Supported registries and where to find the image namespaces:

  1. Amazon ECR Public
  2. Quay
  3. Kubernetes container image registry

This approach also reduces latency. Especially if you setup a VPC endpoint for ECR so the request for the container pull does not have to traverse the full public internet (this is not guaranteed though as VPC endpoints do not advertise latency improvements as a product benefit). However in practice I’ve seen some great results using this approach.

If you can not find your container on these registries, you can use my Terraform module.

Terraform module to use docker hub in pull through cache on ECR

I’ve also made a simple Terraform module that periodically syncs public repositories from Docker Hub to your local ECR private registries.

This is because some images that are actively maintained (for example Cloudflared) are only hosted centrally on Docker Hub. ECR Public has a couple of image of cloudflared but they are managed by unofficial contributors (and might not even be Cloudflared!).

In addition this module strengthens your security posture. One of the big risks of allowing public registries like Docker Hub is that you are only a spelling error away from a supply chain attack as mentioned here.
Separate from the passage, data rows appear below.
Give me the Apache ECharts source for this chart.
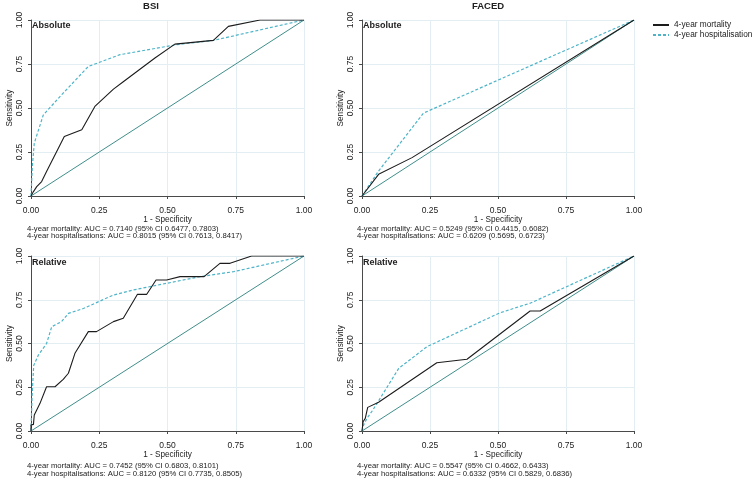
<!DOCTYPE html>
<html><head><meta charset="utf-8">
<script src="https://cdn.jsdelivr.net/npm/echarts@6/dist/echarts.min.js"></script>
<style>html,body{margin:0;padding:0;background:#fff}#c{width:753px;height:480px}</style>
</head><body><div id="c"></div>
<script>
// ---- data (1 - specificity, sensitivity) ----
const bsiAbsMort = [[0,0],[0.009,0.025],[0.021,0.053],[0.039,0.082],[0.057,0.139],[0.122,0.338],[0.186,0.376],[0.234,0.509],[0.302,0.607],[0.338,0.649],[0.454,0.784],[0.527,0.863],[0.668,0.884],[0.723,0.964],[0.839,1],[1,1]];
const bsiAbsHosp = [[0,0],[0.005,0.17],[0.012,0.30],[0.045,0.46],[0.106,0.565],[0.21,0.736],[0.326,0.803],[0.534,0.86],[0.668,0.884],[1,1]];
const facedAbsMort = [[0,0],[0.061,0.123],[0.184,0.218],[1,1]];
const facedAbsHosp = [[0,0],[0.06,0.14],[0.226,0.471],[1,1]];
const bsiRelMort = [[0,0],[0,0.034],[0.009,0.038],[0.012,0.091],[0.021,0.12],[0.033,0.158],[0.057,0.253],[0.088,0.253],[0.118,0.295],[0.137,0.33],[0.161,0.444],[0.21,0.568],[0.24,0.568],[0.302,0.625],[0.338,0.644],[0.39,0.781],[0.424,0.781],[0.458,0.863],[0.497,0.863],[0.546,0.882],[0.634,0.882],[0.692,0.958],[0.729,0.958],[0.808,1],[1,1]];
const bsiRelHosp = [[0,0],[0.004,0.2],[0.01,0.375],[0.027,0.434],[0.057,0.50],[0.076,0.596],[0.112,0.625],[0.137,0.672],[0.192,0.70],[0.302,0.777],[0.375,0.806],[0.497,0.844],[0.619,0.882],[0.741,0.910],[1,1]];
const facedRelMort = [[0,0],[0.004,0.053],[0.012,0.072],[0.021,0.135],[0.061,0.164],[0.275,0.39],[0.386,0.41],[0.618,0.686],[0.655,0.686],[1,1]];
const facedRelHosp = [[0,0],[0.006,0.034],[0.018,0.072],[0.04,0.12],[0.135,0.358],[0.239,0.482],[0.508,0.676],[0.618,0.73],[1,1]];
const refLine = [[0,0],[1,1]];
const tickValues = [0, 0.25, 0.5, 0.75, 1];
const seriesNames = ['4-year mortality', '4-year hospitalisation'];
const colTitles = ['BSI', 'FACED'];
const rowTitles = ['Absolute', 'Relative'];
const aucTexts = [
  ['4-year mortality: AUC = 0.7140 (95% CI 0.6477, 0.7803)', '4-year hospitalisations: AUC = 0.8015 (95% CI 0.7613, 0.8417)'],
  ['4-year mortality: AUC = 0.5249 (95% CI 0.4415, 0.6082)', '4-year hospitalisations: AUC = 0.6209 (0.5695, 0.6723)'],
  ['4-year mortality: AUC = 0.7452 (95% CI 0.6803, 0.8101)', '4-year hospitalisations: AUC = 0.8120 (95% CI 0.7735, 0.8505)'],
  ['4-year mortality: AUC = 0.5547 (95% CI 0.4662, 0.6433)', '4-year hospitalisations: AUC = 0.6332 (95% CI 0.5829, 0.6836)']
];
const panels = [[bsiAbsMort, bsiAbsHosp],[facedAbsMort, facedAbsHosp],[bsiRelMort, bsiRelHosp],[facedRelMort, facedRelHosp]];

// ---- layout / style ----
const FF = '"Liberation Sans", Arial, sans-serif';
const grids = [
  {left:31, top:20, width:273, height:176},
  {left:362, top:20, width:272, height:176},
  {left:31, top:256, width:273, height:175},
  {left:362, top:256, width:272, height:175}
];
const axisCol = '#4a4a4a', gridCol = '#e3eef3', textCol = '#222';
const mortCol = '#1c1c1c', hospCol = '#4db4c8', refCol = '#3f8e8a';

const xAxes = [], yAxes = [], series = [];
grids.forEach((g, i) => {
  xAxes.push({
    type:'value', gridIndex:i, min:tickValues[0], max:tickValues[tickValues.length-1], interval:0.25, offset:5,
    axisLine:{show:true, lineStyle:{color:axisCol, width:1}},
    axisTick:{show:true, length:3, lineStyle:{color:axisCol}},
    axisLabel:{fontSize:8.5, color:textCol, margin:5, fontFamily:FF, formatter:v=>v.toFixed(2)},
    splitLine:{show:true, lineStyle:{color:gridCol, width:1}},
    name:'1 - Specificity', nameLocation:'middle', nameGap:15,
    nameTextStyle:{fontSize:8.2, color:textCol, fontFamily:FF}
  });
  yAxes.push({
    type:'value', gridIndex:i, min:tickValues[0], max:tickValues[tickValues.length-1], interval:0.25, offset:5,
    axisLine:{show:true, lineStyle:{color:axisCol, width:1}},
    axisTick:{show:true, length:3, lineStyle:{color:axisCol}},
    axisLabel:{fontSize:8.5, color:textCol, margin:2, rotate:90, fontFamily:FF, formatter:v=>v.toFixed(2)},
    splitLine:{show:true, lineStyle:{color:gridCol, width:1}},
    name:'Sensitivity', nameLocation:'middle', nameGap:12,
    nameTextStyle:{fontSize:8.2, color:textCol, fontFamily:FF}
  });
  series.push({type:'line', name:'ref'+i, xAxisIndex:i, yAxisIndex:i, data:refLine, symbol:'none', silent:true,
    lineStyle:{color:refCol, width:1}, itemStyle:{color:refCol}, z:2});
  series.push({type:'line', name:seriesNames[0], xAxisIndex:i, yAxisIndex:i, data:panels[i][0], symbol:'none',
    lineStyle:{color:mortCol, width:1.1}, itemStyle:{color:mortCol}, z:4});
  series.push({type:'line', name:seriesNames[1], xAxisIndex:i, yAxisIndex:i, data:panels[i][1], symbol:'none',
    lineStyle:{color:hospCol, width:1.2, type:[3,2]}, itemStyle:{color:hospCol}, z:3});
});

const graphics = [];
function txt(s, x, y, size, bold, align) {
  graphics.push({type:'text', x:x, y:y, silent:true, style:{text:s, fill:textCol, fontSize:size, fontFamily:FF,
    fontWeight: bold ? 'bold' : 'normal', textAlign:align, align:align, textVerticalAlign:'middle', verticalAlign:'middle'}});
}
txt(colTitles[0], 151, 6, 9.5, true, 'center');
txt(colTitles[1], 488, 6, 9.5, true, 'center');
txt(rowTitles[0], 32, 26, 9, true, 'left');
txt(rowTitles[0], 363, 26, 9, true, 'left');
txt(rowTitles[1], 32, 263, 9, true, 'left');
txt(rowTitles[1], 363, 263, 9, true, 'left');
const aucPos = [[27,228.5],[357,228.5],[27,466],[357,466]];
aucTexts.forEach((t, i) => {
  txt(t[0], aucPos[i][0], aucPos[i][1], 7.7, false, 'left');
  txt(t[1], aucPos[i][0], aucPos[i][1] + 7.5, 7.7, false, 'left');
});

const chart = echarts.init(document.getElementById('c'), null, {renderer:'canvas'});
chart.setOption({
  animation:false,
  backgroundColor:'#fff',
  grid:grids,
  xAxis:xAxes,
  yAxis:yAxes,
  legend:{orient:'vertical', left:652, top:21, padding:0, itemWidth:16, itemHeight:8, itemGap:2,
    itemStyle:{opacity:0, borderWidth:0},
    data:seriesNames, textStyle:{fontSize:8.3, color:textCol, fontFamily:FF}},
  graphic:graphics,
  series:series
});
</script></body></html>
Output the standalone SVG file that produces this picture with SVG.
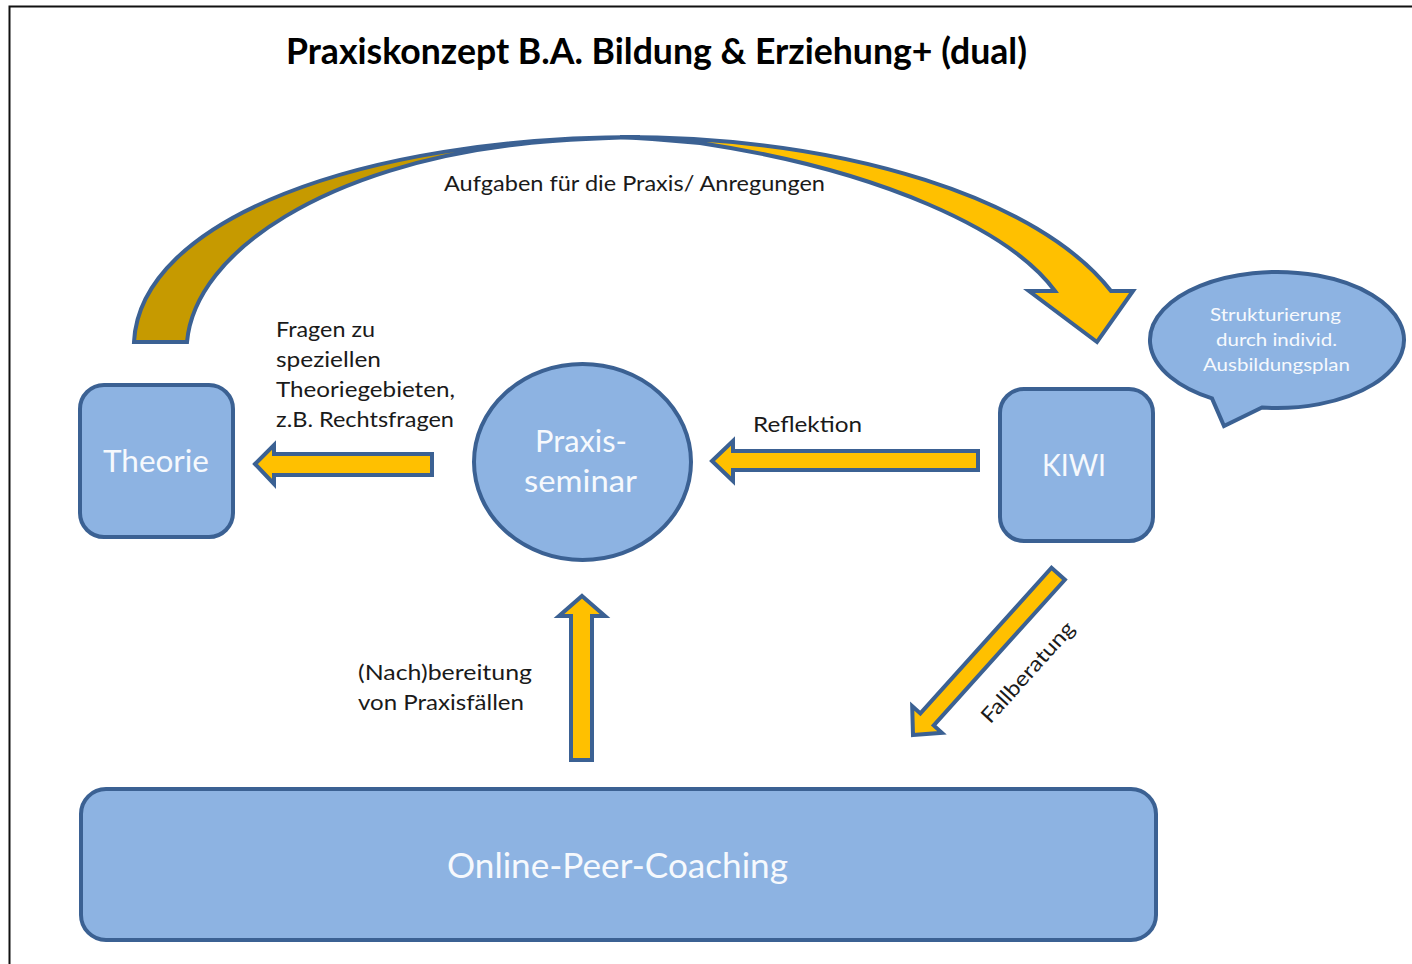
<svg xmlns="http://www.w3.org/2000/svg" width="1412" height="964" viewBox="0 0 1412 964">
  <style>
    .node { fill: #8DB3E2; stroke: #3B6193; stroke-width: 4; }
    .arrow { fill: #FFC000; stroke: #3B6193; stroke-width: 4; stroke-linejoin: miter; }
    .back { fill: #C69A00; stroke: #3B6193; stroke-width: 4; stroke-linejoin: miter; }
    .lbl { font-family: Lato, "Liberation Sans", sans-serif; font-size: 21px; fill: #1A1A1A; }
    .ntx { font-family: Lato, "Liberation Sans", sans-serif; font-size: 31px; fill: #F6F9FD; }
    .ctx { font-family: Lato, "Liberation Sans", sans-serif; font-size: 18px; fill: #F6F9FD; }
    .title { font-family: Lato, "Liberation Sans", sans-serif; font-size: 36px; font-weight: bold; fill: #000000; }
  </style>
  <rect width="1412" height="964" fill="#FFFFFF"/>
  <path d="M9.5,964 V6.5 H1412" fill="none" stroke="#111111" stroke-width="2"/>
  <text class="title" x="286" y="64" textLength="741" lengthAdjust="spacingAndGlyphs">Praxiskonzept B.A. Bildung &amp; Erziehung+ (dual)</text>

  <g id="connectors">
    <g id="curved-arrow">
      <path class="back" d="M134,342 C140,220 360,137 640,137 Q560,139 521,144 C330,165 195,250 187,342 Z"/>
      <path class="arrow" d="M620,137 C850,137 1040,200 1111,291 L1133,291 L1097,342 L1029,291 L1055,291 C1010,230 880,170 700,143 Q660,139 620,137 Z"/>
    </g>
    <path id="arrow-theorie" class="arrow" d="M255,464 L274,445 L274,454 L432,454 L432,475 L274,475 L274,484 Z"/>
    <path id="arrow-reflektion" class="arrow" d="M712,461 L733,441 L733,451 L978,451 L978,470 L733,470 L733,481 Z"/>
    <path id="arrow-up" class="arrow" d="M582,596 L605,616 L592,616 L592,760 L571,760 L571,616 L559,616 Z"/>
    <path id="arrow-fall" class="arrow" transform="translate(913,735) rotate(132)" d="M0,0 L-21,-20 L-21,-9 L-217,-9 L-217,9 L-21,9 L-21,20 Z"/>
  </g>

  <text class="lbl" x="444" y="191" textLength="381" lengthAdjust="spacingAndGlyphs">Aufgaben für die Praxis/ Anregungen</text>
  <text class="lbl" x="276" y="337" textLength="99" lengthAdjust="spacingAndGlyphs">Fragen zu</text>
  <text class="lbl" x="276" y="367" textLength="105" lengthAdjust="spacingAndGlyphs">speziellen</text>
  <text class="lbl" x="276" y="397" textLength="179" lengthAdjust="spacingAndGlyphs">Theoriegebieten,</text>
  <text class="lbl" x="276" y="427" textLength="178" lengthAdjust="spacingAndGlyphs">z.B. Rechtsfragen</text>
  <text class="lbl" x="753" y="432" textLength="109" lengthAdjust="spacingAndGlyphs">Reflektion</text>
  <text class="lbl" x="358" y="680" textLength="174" lengthAdjust="spacingAndGlyphs">(Nach)bereitung</text>
  <text class="lbl" x="358" y="710" textLength="166" lengthAdjust="spacingAndGlyphs">von Praxisfällen</text>
  <text class="lbl" transform="translate(1033,677) rotate(-48)" x="-64" y="0" textLength="128" lengthAdjust="spacingAndGlyphs">Fallberatung</text>

  <g id="theorie">
    <rect class="node" x="80" y="385" width="153" height="152" rx="24"/>
    <text class="ntx" x="103" y="472" textLength="106" lengthAdjust="spacingAndGlyphs">Theorie</text>
  </g>
  <g id="praxisseminar">
    <ellipse class="node" cx="582.5" cy="462" rx="108.5" ry="98"/>
    <text class="ntx" x="535" y="452" textLength="92" lengthAdjust="spacingAndGlyphs">Praxis-</text>
    <text class="ntx" x="524" y="492" textLength="113" lengthAdjust="spacingAndGlyphs">seminar</text>
  </g>
  <g id="kiwi">
    <rect class="node" x="1000" y="389" width="153" height="152" rx="24"/>
    <text class="ntx" x="1042" y="476" textLength="64" lengthAdjust="spacingAndGlyphs">KIWI</text>
  </g>
  <g id="callout">
    <path class="node" d="M1212,398.4 A127,68 0 1 1 1262,407.5 L1224,426 Z"/>
    <text class="ctx" x="1210" y="321" textLength="131" lengthAdjust="spacingAndGlyphs">Strukturierung</text>
    <text class="ctx" x="1216" y="346" textLength="121" lengthAdjust="spacingAndGlyphs">durch individ.</text>
    <text class="ctx" x="1203" y="371" textLength="147" lengthAdjust="spacingAndGlyphs">Ausbildungsplan</text>
  </g>
  <g id="online-peer-coaching">
    <rect class="node" x="81" y="789" width="1075" height="151" rx="25"/>
    <text class="ntx" style="font-size:34px" x="447" y="878" textLength="341" lengthAdjust="spacingAndGlyphs">Online-Peer-Coaching</text>
  </g>
</svg>
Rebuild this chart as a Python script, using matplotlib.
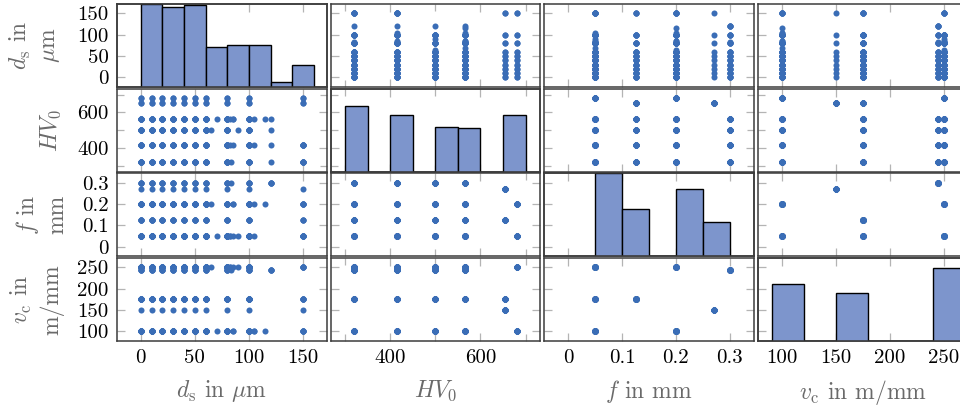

By using only whitelisted images that are pulled through an ECR VPC endpoint of your own registry you can make sure your developers can only use approved containers in your infrastructure.

The module also has a great feature that is able to add lines to the Docker images to for instance, mount VOLUME’s for bind mounts automatically.

You can pass in the following additional build commands:

build_commands = {
  "hashicorp/vault:1.14" = [
    "RUN mkdir /etc/vault",
    "RUN chmod 777 /etc/vault",
    "VOLUME [\"/etc/vault\"]"
  ]
}

This results in the following Dockerfile:

FROM hashicorp/vault:1.14
RUN mkdir /etc/vault
RUN chmod 777 /etc/vault
VOLUME ["/etc/vault"]

This allows you to create volume mounts in default Docker Hub containers as well. Or set environment options that you can use to customise the image during runtime.